I am more interested in thinking about architecture that has a new relevance towards architectural debate. Because it is a professional body, I don’t think the RIBA is good at conducting a debate that is more conjectural, more theoretical and more intellectual. The AA is more about what British architecture has got to offer as a cultural project rather than as a day-to-day practice.
I don’t see architectural theory as separate from practice. If anything there has been an intellectual void that is opening up for the past five to ten years. On the academic level intellectual discussions has certainly dwindled in favour of digital experimentation that is far more technocratic. The ability to describe, theorise, conceptualise has stopped. This is where Rem Koolhaas is incredibly precise saying that where Asia is building more cities than ever before in the history of mankind, at the same time the West has stopped thinking about the city vis-a-vis thinking about the city through architecture and by architecture. A level of criticality needs to return to architecture.

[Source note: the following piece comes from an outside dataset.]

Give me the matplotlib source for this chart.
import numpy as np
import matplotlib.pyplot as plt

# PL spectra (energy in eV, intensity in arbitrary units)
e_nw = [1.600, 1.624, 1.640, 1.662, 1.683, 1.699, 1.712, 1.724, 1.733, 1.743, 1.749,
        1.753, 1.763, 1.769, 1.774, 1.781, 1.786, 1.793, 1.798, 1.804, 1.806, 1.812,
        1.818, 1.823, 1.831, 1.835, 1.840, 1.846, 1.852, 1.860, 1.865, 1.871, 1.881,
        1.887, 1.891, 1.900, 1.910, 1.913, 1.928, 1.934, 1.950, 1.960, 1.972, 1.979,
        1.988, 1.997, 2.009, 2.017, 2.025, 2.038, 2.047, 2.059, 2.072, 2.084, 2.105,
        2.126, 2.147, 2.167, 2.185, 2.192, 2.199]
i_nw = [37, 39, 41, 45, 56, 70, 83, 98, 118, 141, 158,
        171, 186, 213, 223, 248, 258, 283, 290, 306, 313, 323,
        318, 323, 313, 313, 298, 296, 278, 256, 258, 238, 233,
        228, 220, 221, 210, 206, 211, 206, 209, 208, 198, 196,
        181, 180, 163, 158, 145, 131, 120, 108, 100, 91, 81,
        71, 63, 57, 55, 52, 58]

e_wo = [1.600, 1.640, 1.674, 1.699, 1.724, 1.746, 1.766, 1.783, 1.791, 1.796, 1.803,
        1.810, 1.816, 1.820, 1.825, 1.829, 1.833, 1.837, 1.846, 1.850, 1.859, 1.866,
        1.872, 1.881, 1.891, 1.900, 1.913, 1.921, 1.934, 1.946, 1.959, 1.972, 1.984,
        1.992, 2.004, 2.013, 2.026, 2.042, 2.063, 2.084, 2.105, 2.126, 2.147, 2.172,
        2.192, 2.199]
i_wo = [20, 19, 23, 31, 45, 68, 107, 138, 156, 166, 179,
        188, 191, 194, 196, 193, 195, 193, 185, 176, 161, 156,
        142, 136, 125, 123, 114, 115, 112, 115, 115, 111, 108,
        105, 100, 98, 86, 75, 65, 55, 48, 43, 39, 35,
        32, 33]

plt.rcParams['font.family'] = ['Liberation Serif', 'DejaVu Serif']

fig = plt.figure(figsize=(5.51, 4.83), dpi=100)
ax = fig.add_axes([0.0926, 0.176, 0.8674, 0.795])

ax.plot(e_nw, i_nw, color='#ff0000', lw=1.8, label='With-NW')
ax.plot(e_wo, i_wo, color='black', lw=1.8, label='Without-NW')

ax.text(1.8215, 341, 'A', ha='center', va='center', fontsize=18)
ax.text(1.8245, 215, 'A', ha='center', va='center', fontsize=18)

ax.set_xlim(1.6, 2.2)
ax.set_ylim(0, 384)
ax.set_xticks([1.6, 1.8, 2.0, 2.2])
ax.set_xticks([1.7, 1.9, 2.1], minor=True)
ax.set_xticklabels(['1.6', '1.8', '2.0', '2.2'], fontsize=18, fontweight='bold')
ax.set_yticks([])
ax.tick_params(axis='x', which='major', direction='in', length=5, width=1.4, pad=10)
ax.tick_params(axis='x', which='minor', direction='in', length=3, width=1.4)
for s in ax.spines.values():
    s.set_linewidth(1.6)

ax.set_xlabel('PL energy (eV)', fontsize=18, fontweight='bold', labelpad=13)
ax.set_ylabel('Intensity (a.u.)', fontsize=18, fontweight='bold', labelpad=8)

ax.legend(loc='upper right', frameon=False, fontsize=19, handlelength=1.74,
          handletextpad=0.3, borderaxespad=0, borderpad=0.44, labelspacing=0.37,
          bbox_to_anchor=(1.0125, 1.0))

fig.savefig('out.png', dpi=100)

Accordia won the Stirling Prize as a rallying point around the issue of housing and as a counterpoint to iconic architecture. It’s about time for social housing to come back into fashion. It should be an area of great experimentation and it is not. Every architectural epoch has a dominant type of experimentation. With modern architecture the dominant type it was social housing with Bauhaus and Mies van der Rohe. Brilliant work came out of if it.

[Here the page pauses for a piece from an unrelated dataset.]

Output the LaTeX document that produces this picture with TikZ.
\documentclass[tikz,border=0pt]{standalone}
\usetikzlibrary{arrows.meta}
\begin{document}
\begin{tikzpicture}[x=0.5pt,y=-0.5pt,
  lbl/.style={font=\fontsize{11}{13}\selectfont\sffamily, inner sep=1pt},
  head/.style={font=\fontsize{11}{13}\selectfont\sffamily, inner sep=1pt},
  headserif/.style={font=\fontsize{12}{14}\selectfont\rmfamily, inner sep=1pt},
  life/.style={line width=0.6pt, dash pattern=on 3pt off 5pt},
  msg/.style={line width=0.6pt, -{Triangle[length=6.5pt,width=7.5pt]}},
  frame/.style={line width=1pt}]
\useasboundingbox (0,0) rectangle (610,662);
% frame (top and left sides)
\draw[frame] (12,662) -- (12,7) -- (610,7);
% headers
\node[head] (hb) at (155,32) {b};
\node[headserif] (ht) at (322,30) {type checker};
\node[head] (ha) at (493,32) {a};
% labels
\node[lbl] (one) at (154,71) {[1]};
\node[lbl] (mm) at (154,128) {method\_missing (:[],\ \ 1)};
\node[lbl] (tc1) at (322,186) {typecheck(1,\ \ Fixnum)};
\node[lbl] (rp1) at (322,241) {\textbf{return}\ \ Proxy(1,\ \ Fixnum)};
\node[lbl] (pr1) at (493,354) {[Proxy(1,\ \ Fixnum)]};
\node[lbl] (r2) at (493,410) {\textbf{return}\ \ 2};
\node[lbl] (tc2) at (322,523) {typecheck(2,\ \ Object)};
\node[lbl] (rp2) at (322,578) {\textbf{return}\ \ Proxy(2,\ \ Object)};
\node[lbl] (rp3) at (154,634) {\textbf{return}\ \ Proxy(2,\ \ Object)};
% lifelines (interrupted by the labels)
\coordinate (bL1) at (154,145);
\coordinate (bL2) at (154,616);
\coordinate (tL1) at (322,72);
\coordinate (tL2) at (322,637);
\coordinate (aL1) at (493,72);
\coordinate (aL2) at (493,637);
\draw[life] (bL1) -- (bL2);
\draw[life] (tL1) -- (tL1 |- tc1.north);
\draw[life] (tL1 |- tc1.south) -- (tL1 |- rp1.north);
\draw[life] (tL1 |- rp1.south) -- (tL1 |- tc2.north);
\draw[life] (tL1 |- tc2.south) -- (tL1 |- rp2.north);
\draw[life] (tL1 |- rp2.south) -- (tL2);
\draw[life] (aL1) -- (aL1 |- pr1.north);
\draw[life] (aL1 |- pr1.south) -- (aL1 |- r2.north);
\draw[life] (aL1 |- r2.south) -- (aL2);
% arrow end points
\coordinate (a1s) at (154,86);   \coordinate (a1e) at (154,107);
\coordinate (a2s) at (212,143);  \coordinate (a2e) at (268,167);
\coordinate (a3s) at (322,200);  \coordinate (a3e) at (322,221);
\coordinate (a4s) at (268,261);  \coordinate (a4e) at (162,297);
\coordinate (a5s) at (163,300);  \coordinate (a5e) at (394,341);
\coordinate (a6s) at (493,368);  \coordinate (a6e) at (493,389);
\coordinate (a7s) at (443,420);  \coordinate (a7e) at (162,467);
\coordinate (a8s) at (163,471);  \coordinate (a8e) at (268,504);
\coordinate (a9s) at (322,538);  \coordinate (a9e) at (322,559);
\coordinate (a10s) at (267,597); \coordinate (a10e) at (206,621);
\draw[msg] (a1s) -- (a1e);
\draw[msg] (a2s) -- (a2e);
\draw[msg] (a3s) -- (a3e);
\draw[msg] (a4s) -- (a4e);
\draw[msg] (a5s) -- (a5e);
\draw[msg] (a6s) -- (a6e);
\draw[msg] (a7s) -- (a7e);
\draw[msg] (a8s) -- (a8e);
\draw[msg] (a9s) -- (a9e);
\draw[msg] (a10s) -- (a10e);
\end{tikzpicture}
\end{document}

Recently high-rise has emerged from the market of liberal capitalism. Social housing could be a counterpoint to it. This is where the question of the public and the collective patronage, will enable a different type of architecture.
I would have been a different type of architect had I not trained in the UK. I would not be doing the things I am doing or running the practice that I am running had I not been here. The AA is an anomaly. It is incredibly international. If you are very good it makes you into a special architect. If you are crap it makes you at least half way competent. It has helped me a lot. I have been given an incredible amount of support to pursue certain theoretical directions and intellectual discourses that have fuelled my practice. I cannot imagine a practice without it.